W tej chwili nie można zastąpić PO .Nowoczesną, ponieważ Petru to uczeń Balcerowicza, a w Polsce jest teraz zapotrzebowanie na uczniów Leppera. Ale kiedyś może wreszcie do wyborców dotrze, że z pustego i Salomon nie naleje. Niczego nie stworzy, nie wdroży, nie wymyśli, nie zbuduje ten, kto ma zbyt małą wiedzę, doświadczenie i umiejętności.
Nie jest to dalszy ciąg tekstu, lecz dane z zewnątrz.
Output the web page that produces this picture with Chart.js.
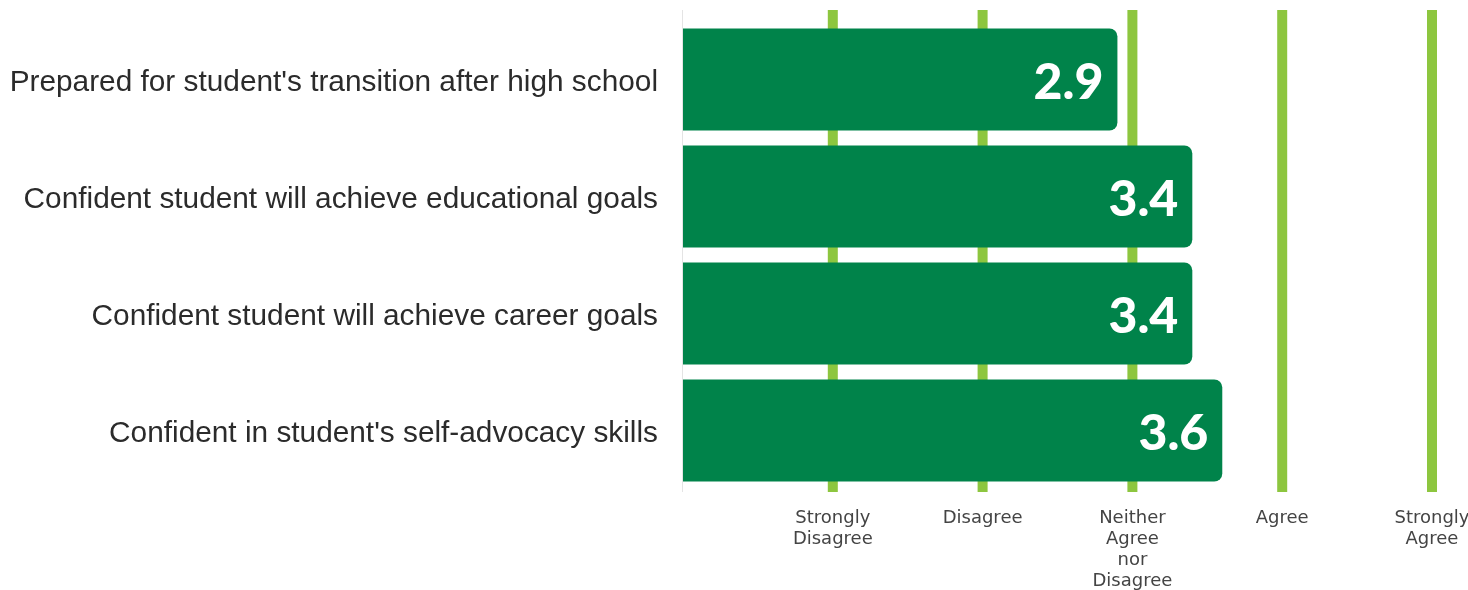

Wiadomo od dawna, że lepiej z mądrym zgubić niż z głupim znaleźć, ale są wciąż tacy, którzy w to nie wierzą.

Dodaj komentarz


komentarzy: 1

  1. „Polityka” PIS i PO różni się tylko oprawą. Jedni przekazują grzeczniej, wprowadzają spokojniej. Drudzy na takie bzdury nie zwracają uwagi.

    Najlepszym przykładem są układy z KK. ten, kto zaoferował więcej, ten zyskał w coniedzielnym nawoływaniu: brońcie Kościoła.! Ten broni! Tamten nie!

    Order Orła Białego dany Hannie Suchockiej,. to największe sprzeniewierzenie się Polsce. To hańba Komorowskiego. Odznaczenie za oddanie Polski w poddaństwo. Czy posłowie wyrazili swój brak aprobaty? Czy posłowie sprzeciwiają się utrzymywaniu kleru, jak nigdy w Rzeczpospolitej ze środków publicznych? Ktoś temu łamaniu Konstytucji sprzeciwiał się? A może teraz się sprzeciwia?

    „O Polsko! (…)
    Krzyż twym papieżem jest – twa zguba w Rzymie!
    Tam są legiony zjadliwe robactwa:
    Czy będziesz czekać, aż twój łańcuch zjedzą?
    Czy ty rozwiniesz twoje mściwe bractwa,
    Czekając na tych, co pod tronem siedzą
    I krwią handlują, i duszą biedactwa,
    I sami tylko o swym kłamstwie wiedzą,
    I swym bezkrewnym wyszydzają palcem
    Człeka, co nie jest trupem – lub padalcem.”